Dona de uma personalidade forte, a pequena não queria caminhar nas sessões de fisioterapia realizadas no hospital. No dia em que deu alta, entretanto, não esperou pela cadeira de rodas. “Ela saiu caminhando do nosso lado, depois que eu a vesti com a roupa que ela mesma escolheu”, lembra a mãe, satisfeita.
Renovação
Além de casinhas de boneca, tapetes de montar com desenhos coloridos e porta-retratos espalhados por toda a sala, se vê um pinheiro de Natal logo ao entrar no cômodo. Ele foi montado ainda em outubro, um mês antes do acidente, quando Maria Clara decidiu que deveriam decorar a casa. Clarinha, inclusive, já havia feito a cartinha com o pedido ao Papai Noel, demonstrando sua ansiedade. O velhinho aparece todos os anos, um costume da família. Esse ano, entretanto, a data traz novo sentido. “É um Natal diferente, de renovação, de alegria, pois Deus nos devolveu ela”, diz a mãe.
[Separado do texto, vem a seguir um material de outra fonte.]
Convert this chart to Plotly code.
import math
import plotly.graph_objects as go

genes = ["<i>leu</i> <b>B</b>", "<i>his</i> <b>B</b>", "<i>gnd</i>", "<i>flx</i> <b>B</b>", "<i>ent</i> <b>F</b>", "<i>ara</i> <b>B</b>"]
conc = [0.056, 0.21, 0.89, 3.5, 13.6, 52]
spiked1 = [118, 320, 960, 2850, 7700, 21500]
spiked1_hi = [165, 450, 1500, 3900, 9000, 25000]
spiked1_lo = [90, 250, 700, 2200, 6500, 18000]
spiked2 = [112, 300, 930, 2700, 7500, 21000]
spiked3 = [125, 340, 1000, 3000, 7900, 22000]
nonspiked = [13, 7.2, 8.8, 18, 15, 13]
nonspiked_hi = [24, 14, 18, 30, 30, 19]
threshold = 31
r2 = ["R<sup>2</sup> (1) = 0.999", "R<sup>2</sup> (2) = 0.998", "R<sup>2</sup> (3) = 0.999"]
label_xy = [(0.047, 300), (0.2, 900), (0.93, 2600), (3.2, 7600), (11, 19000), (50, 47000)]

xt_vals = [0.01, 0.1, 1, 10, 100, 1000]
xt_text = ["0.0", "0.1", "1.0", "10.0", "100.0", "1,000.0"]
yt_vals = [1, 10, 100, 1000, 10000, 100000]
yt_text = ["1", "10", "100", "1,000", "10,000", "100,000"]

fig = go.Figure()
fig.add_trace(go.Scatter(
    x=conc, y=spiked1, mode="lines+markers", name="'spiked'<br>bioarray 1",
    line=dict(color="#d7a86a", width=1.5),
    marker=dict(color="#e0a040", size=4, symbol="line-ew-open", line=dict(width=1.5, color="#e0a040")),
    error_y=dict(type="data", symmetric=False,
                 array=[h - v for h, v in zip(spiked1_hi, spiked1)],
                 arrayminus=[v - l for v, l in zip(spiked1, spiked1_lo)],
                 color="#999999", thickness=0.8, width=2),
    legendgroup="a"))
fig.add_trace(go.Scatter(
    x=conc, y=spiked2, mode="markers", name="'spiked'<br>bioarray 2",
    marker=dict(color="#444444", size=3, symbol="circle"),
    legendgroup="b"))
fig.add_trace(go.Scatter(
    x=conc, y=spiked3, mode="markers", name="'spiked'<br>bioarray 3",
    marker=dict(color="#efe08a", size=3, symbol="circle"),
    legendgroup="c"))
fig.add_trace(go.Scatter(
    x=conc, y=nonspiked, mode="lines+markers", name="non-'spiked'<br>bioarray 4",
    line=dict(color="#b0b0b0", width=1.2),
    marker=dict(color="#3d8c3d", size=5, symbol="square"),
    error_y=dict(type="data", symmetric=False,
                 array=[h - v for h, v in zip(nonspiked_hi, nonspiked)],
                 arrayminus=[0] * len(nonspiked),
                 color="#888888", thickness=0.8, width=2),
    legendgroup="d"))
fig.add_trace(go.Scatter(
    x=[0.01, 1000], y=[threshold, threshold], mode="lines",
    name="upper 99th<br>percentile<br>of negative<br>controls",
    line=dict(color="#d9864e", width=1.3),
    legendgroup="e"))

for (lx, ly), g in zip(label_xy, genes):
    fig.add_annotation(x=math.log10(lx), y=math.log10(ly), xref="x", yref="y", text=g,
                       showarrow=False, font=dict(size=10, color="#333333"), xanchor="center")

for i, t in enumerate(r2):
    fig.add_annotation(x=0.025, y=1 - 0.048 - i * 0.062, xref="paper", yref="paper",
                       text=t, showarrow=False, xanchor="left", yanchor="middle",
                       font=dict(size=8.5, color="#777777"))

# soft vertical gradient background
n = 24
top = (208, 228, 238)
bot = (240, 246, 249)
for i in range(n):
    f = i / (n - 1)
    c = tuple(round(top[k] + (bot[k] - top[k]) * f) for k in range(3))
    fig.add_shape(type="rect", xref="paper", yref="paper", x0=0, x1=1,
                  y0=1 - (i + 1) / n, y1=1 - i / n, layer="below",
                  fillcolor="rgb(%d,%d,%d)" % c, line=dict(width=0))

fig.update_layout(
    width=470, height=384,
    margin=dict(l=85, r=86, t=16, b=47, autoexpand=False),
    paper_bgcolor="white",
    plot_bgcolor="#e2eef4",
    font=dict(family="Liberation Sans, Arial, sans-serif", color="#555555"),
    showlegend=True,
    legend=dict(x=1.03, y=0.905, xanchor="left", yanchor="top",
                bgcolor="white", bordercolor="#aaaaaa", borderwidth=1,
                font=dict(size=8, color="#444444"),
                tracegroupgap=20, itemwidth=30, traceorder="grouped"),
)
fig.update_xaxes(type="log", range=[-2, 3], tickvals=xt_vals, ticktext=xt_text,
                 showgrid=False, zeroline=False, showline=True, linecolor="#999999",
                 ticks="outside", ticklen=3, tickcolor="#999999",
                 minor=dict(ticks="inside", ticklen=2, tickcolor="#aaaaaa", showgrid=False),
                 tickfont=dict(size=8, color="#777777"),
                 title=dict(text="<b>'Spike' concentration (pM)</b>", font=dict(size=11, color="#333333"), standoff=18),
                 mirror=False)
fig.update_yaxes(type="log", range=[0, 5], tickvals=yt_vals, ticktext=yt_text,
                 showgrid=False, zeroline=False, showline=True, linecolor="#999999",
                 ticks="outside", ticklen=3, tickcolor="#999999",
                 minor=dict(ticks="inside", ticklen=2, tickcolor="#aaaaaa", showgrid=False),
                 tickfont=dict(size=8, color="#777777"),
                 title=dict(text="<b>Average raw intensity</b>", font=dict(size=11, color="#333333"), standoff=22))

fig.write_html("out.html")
E o pai completa: “Vai ser o melhor todos”, diz. Sobre a cartinha? Sim, o pedido foi atendido e Clarinha vai ser vista pedalando em seu presente novo, pela vizinhança, muito em breve.
“Deus colocou as pessoas certas, na hora certa”
A frase é da Camila, que faz questão de agradecer, repetidamente, todos que participaram do atendimento de Maria Clara. No momento do acidente, um médico estava na sorveteria, instalada alguns metros do local. Ele não pensou duas vezes em auxiliar no socorro. Uma enfermeira que passava próximo, também prestou ajuda até a chegada das ambulâncias. “Foi muito rápido tudo e muito eficiente. Se não fosse esse atendimento pré-hospitalar, ela não teria se recuperado tão bem”, afirma. A mãe de Clarinha agradece o cuidado que a menina recebeu no hospital e agradece à equipe. “Parece que foi proposital. Haviam pessoas certas, na hora certa”, diz.
Sem ressentimentos
Em relação ao autor do atropelamento, a família diz não guardar mágoas, porém, procura não pensar. “Estamos tão felizes, não pelo acidente, mas pela volta da Clarinha e pela saúde dela, por Deus ter nos atendido, que nem pensamos nisso”, afirma. Familiares do motorista estiveram no hospital, na mesma tarde, oferecendo auxílio, mas nunca mais houve contato. “Nós não sabemos quem eles são. Sei apenas o nome, porque está no boletim de ocorrência, mas não os conhecemos”, comenta e completa: “O que importa pra nós, verdadeiramente, é ela, a Clarinha”, conclui a mãe, que renasceu junto com a filha, no dia em que a menina deu alta do hospital.